The 4th type of app that I have been looking at is those books that are written only digitally and only as apps.  In other words, there is no hard cover book that can be bought to go with it. I can’t help wondering if this is the digital version of self-publishing (if such a thing would exist) and so I naturally wonder about the quality of books written as such and how they stand up to a more critical eye than mine.  I appreciate that publishers are going to create in what they perceive as the ‘go-to’ medium – and that there are authors for whom the drawing together of words and images in a digital format holds great appeal. I guess part of my struggle with this is the fact that where you can go to a bookstore and leaf through a physical book to survey and preview the content before plunking down your credit card – that’s not a choice (for the most part) with an app. You only get to see once you have paid. Granted, it is usually quite a bit less than what one would pay for a hardcopy picture book – and usually, even less than a trade paperback, but when you can’t preview, how do you know that the story is appropriate for the person you are buying it for? (And I won’t even go to the fact that you cannot lend these books, unless you lend the device.)

I have added only one of these books to our app collection so far. I say one for two reasons – the story description of the one I added intrigued me. And only one because I have yet to read a journal review or on-line review for any others that speak strongly enough to me that I want to purchase them sight unseen.

The one that I added is by Slap Happy Larry, a company that makes apps for touch screen Apple devices. This appears to be the first book app that they have released and it is called The Artifacts. Their press release identifies the book as one intended for “middle-grade” readers – their expressed point is that there is no need to abandon picture books, once a child has moved to chapter book reading. Picture books enhance and develop visual literacy and one could argue that this skill is one that will be heavily used as the digital medium grows and changes.

The Artifacts tells the story of a young boy who collects things – all sorts of things, from treasured antiques to stuff that others throw away. His family “does not appreciate his passions.” One day, while he is out, his parents get rid of his treasures. They move to a new house, where he is instructed not to have any more collections.

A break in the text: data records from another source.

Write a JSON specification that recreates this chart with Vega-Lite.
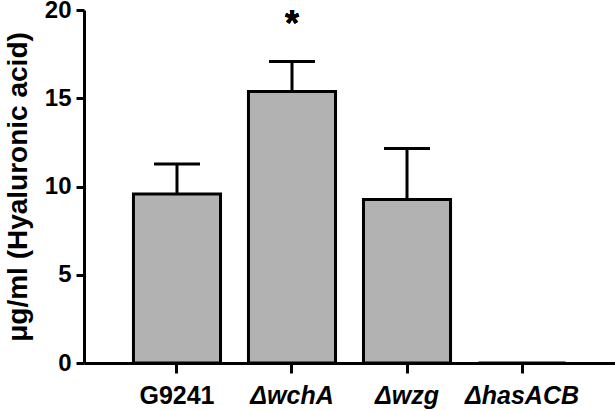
{
  "$schema": "https://vega.github.io/schema/vega-lite/v6.json",
  "autosize": {"type": "none"},
  "padding": {"left": 84, "top": 10, "right": 0, "bottom": 48},
  "width": 531,
  "height": 353,
  "background": "white",
  "config": {"view": {"stroke": null}, "font": "Liberation Sans"},
  "data": {"values": [
    {"strain": "G9241", "mean": 9.57, "upper": 11.27},
    {"strain": "ΔwchA", "mean": 15.38, "upper": 17.08},
    {"strain": "Δwzg", "mean": 9.26, "upper": 12.15},
    {"strain": "ΔhasACB", "mean": 0, "upper": null}
  ]},
  "encoding": {
    "x": {
      "field": "strain", "type": "nominal", "sort": null,
      "scale": {"paddingInner": 0.243, "paddingOuter": 0.43},
      "axis": {
        "title": null, "labelAngle": 0, "labelFont": "Liberation Sans", "labelFontSize": 25, "labelFontWeight": "bold",
        "labelFontStyle": {"condition": {"test": "datum.value != 'G9241'", "value": "italic"}, "value": "normal"},
        "labelColor": "black", "labelPadding": 10,
        "domainColor": "black", "domainWidth": 3, "tickColor": "black", "tickWidth": 3, "tickSize": 10
      }
    }
  },
  "layer": [
    {
      "mark": {"type": "bar", "fill": "#b2b2b2", "stroke": "black", "strokeWidth": 3},
      "encoding": {
        "y": {
          "field": "mean", "type": "quantitative",
          "scale": {"domain": [0, 20], "nice": false},
          "axis": {
            "values": [0, 5, 10, 15, 20], "grid": false,
            "title": "μg/ml (Hyaluronic acid)", "titleFont": "Liberation Sans", "titleFontSize": 28, "titleFontWeight": "bold",
            "titleColor": "black", "titleBaseline": "alphabetic", "titleX": -58,
            "labelFont": "Liberation Sans", "labelFontSize": 24, "labelFontWeight": "bold", "labelColor": "black", "labelPadding": 5,
            "domainColor": "black", "domainWidth": 3, "tickColor": "black", "tickWidth": 3, "tickSize": 8
          }
        }
      }
    },
    {
      "transform": [{"filter": "datum.upper != null"}],
      "mark": {"type": "rule", "color": "black", "strokeWidth": 3},
      "encoding": {
        "y": {"field": "mean", "type": "quantitative"},
        "y2": {"field": "upper"}
      }
    },
    {
      "transform": [{"filter": "datum.upper != null"}],
      "mark": {"type": "tick", "color": "black", "size": 46, "thickness": 3, "opacity": 1},
      "encoding": {
        "y": {"field": "upper", "type": "quantitative"}
      }
    },
    {
      "mark": {"type": "text", "text": "*", "fontSize": 36, "fontWeight": "bold", "color": "black", "baseline": "alphabetic", "align": "center"},
      "encoding": {
        "x": {"datum": "ΔwchA"},
        "y": {"datum": 18.5}
      }
    }
  ]
}
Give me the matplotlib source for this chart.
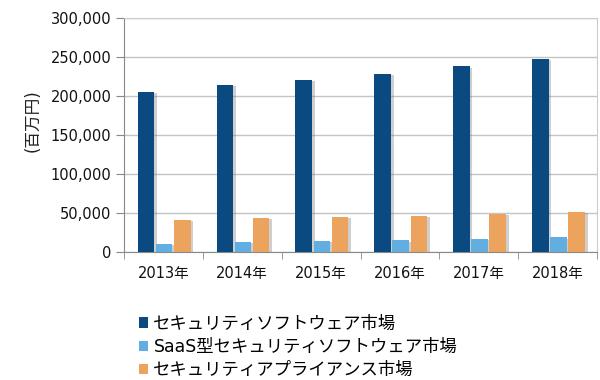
import numpy as np
import matplotlib
matplotlib.use("Agg")
import matplotlib.pyplot as plt
import matplotlib.patheffects as pe
from matplotlib.patches import Patch
from matplotlib.ticker import FuncFormatter, MultipleLocator

plt.rcParams['font.family'] = ['DejaVu Sans', 'Noto Sans CJK JP']

years = ["2013年", "2014年", "2015年", "2016年", "2017年", "2018年"]
software = [205000, 214000, 221000, 228500, 238000, 248000]
saas = [10800, 12800, 14100, 15000, 16700, 18800]
appliance = [41000, 43600, 44900, 46200, 48700, 51800]

series_names = ["セキュリティソフトウェア市場",
                "SaaS型セキュリティソフトウェア市場",
                "セキュリティアプライアンス市場"]
colors = ["#0b4a80", "#63aee0", "#eca35e"]

fig = plt.figure(figsize=(6, 3.8), dpi=100)
ax = fig.add_axes([124 / 600, 1 - 252 / 380, 473 / 600, 234 / 380])

x = np.arange(len(years))
w = 0.21
shadow = [pe.SimplePatchShadow(offset=(2, -1), shadow_rgbFace="#777777", alpha=0.35), pe.Normal()]
for i, (vals, c) in enumerate(zip([software, saas, appliance], colors)):
    bars = ax.bar(x + (i - 1) * (w + 0.02) + 0.01, vals, w, color=c, zorder=3)
    for b in bars:
        b.set_path_effects(shadow)

ax.set_xlim(-0.5, len(years) - 0.5)
ax.set_ylim(0, 300000)
ax.yaxis.set_major_locator(MultipleLocator(50000))
ax.yaxis.set_major_formatter(FuncFormatter(lambda v, p: f"{int(v):,}"))
ax.grid(axis="y", color="#c4c4c4", linewidth=1, zorder=0)

ax.set_xticks(x)
ax.set_xticklabels(years)
ax.set_xticks(np.arange(-0.5, len(years)), minor=True)
ax.tick_params(axis="x", which="major", length=0, pad=10, labelsize=10.5)
ax.tick_params(axis="x", which="minor", length=5, color="#888888")
ax.tick_params(axis="y", length=6, color="#888888", pad=3, labelsize=10.5)
for lab in ax.get_xticklabels() + ax.get_yticklabels():
    lab.set_color("#111111")

for side in ["top", "right"]:
    ax.spines[side].set_color("#cccccc")
ax.spines["left"].set_color("#888888")
ax.spines["bottom"].set_color("#888888")

ax.set_ylabel("(百万円)", fontsize=12, color="#222222")
ax.yaxis.set_label_coords(-0.175, 0.56)

handles = [Patch(facecolor=c, label=n) for c, n in zip(colors, series_names)]
fig.legend(handles=handles, loc="upper left", bbox_to_anchor=(130 / 600, 1 - 306 / 380), frameon=False,
           fontsize=12.5, handlelength=0.55, handleheight=0.55, handletextpad=0.3,
           labelspacing=0.3, borderpad=0)

fig.savefig("out.png", dpi=100)
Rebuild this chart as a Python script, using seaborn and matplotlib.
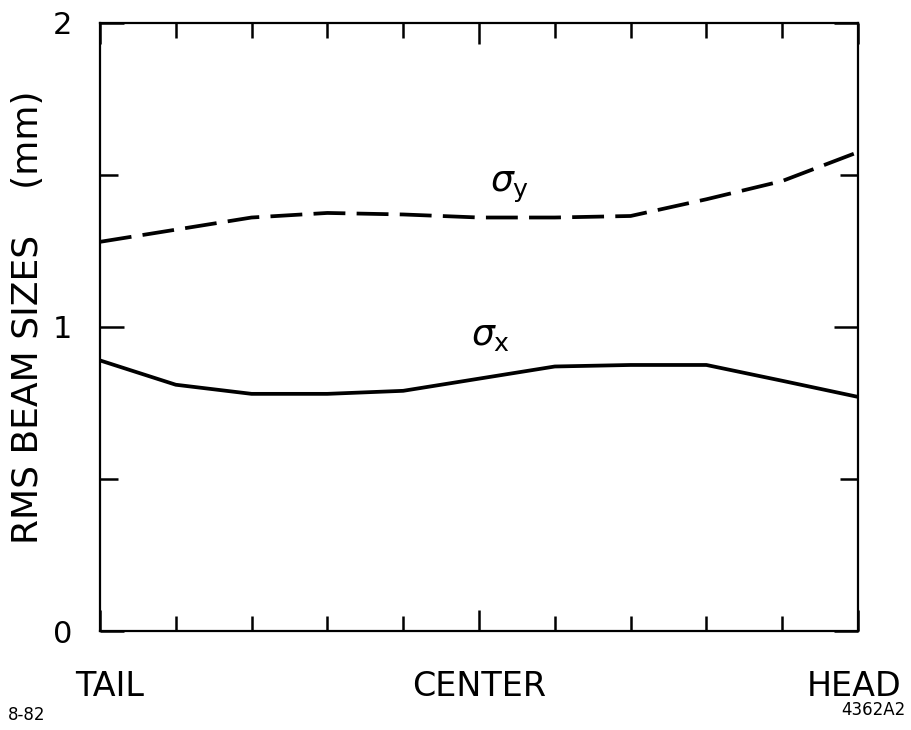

So Asaf becomes a collector of thoughts, sounds smells and ideas, until, one day, he leaves home, with “two small suitcases and one large mind”.

This is a beautifully enriched app in very many ways. The drawings are well done, the add-ins are really neat and the transition from page to page is intuitive. It feels like the message is intended for older children, and parts of the book are dark and just a little creepy (not that little kids don’t like that) – but the format feels more child-like. It is a strong message to absorb, however, and I would be interested in seeing it in use with a class of students (both early grades and older) to more thoroughly understand its appeal.  It also took me several read-throughs to realize that as you touched the walls, floors, sidewalks etc. on each page, objects relevant to the story and the message appeared.  And maybe this is one of the differences between being a digital immigrant and a digital native. If this was the medium that I used to read all the time, then perhaps the appearance of the objects and the movement throughout the story would be a natural expectation for any book and I would know enough to explore the entire app more thoroughly. 

I am interested in looking at Slap Happy’s next production Midnight Feast – in part, to see how the story unfolds digitally, but to also see what age group they direct it to. In the meantime, I would be interested in hearing about other picture books translated into the iPad medium or written expressly for the iPad. If this is truly the way books are going, then I need to immerse myself in the medium and figure out what works – and what is better left in a physical format.